The country stories from all around the developing world are also reflected in this year’s performance of the MSCI Emerging Markets index, where a downtrend from 2013 carried over into January 2014. A recovery consumed the rest of the first quarter, and the index continued to improve from there. In the long term picture over the past four years, the emerging markets have been rather volatile and subdued in their growth when compared with developed markets.
At the same time, the recent performance of global financial markets and the global economy is no reason for complacency about the financial system, warned the Bank for International Settlements (BIS) in its Annual Report on June 29.
The Basel-based international financial institution that serves as bank to central banks and provides them with policy research said, “The overall impression is that the global economy is healing but remains unbalanced. Growth has picked up, but long-term prospects are not that bright. Financial markets are euphoric, but progress in strengthening banks’ balance sheets has been uneven and private debt keeps growing.
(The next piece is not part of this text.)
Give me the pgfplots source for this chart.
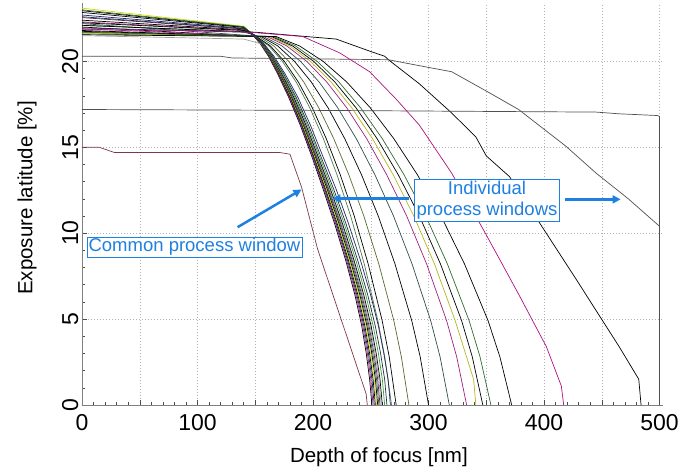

Macroeconomic policy has little room for [maneuvers] to deal with any untoward surprises that might be sprung, including a normal recession.”
In order to avoid an entrenchment of risk in the global economy and loss of maneuvering room on policy, BIS said it is necessary to dampen the extremes of the financial cycle via “improvements in policy frameworks — fiscal, monetary and prudential — to ensure a more symmetrical response across booms and busts.”
More robust short term response mechanisms and long term financial policy frameworks, at the potential expense of curbing those exciting short term booms, sound like innovations from which MENA economies and their securities exchanges could also benefit.
But, as the BIS report added, “Few are ready to curb financial booms that make everyone feel illusively richer.”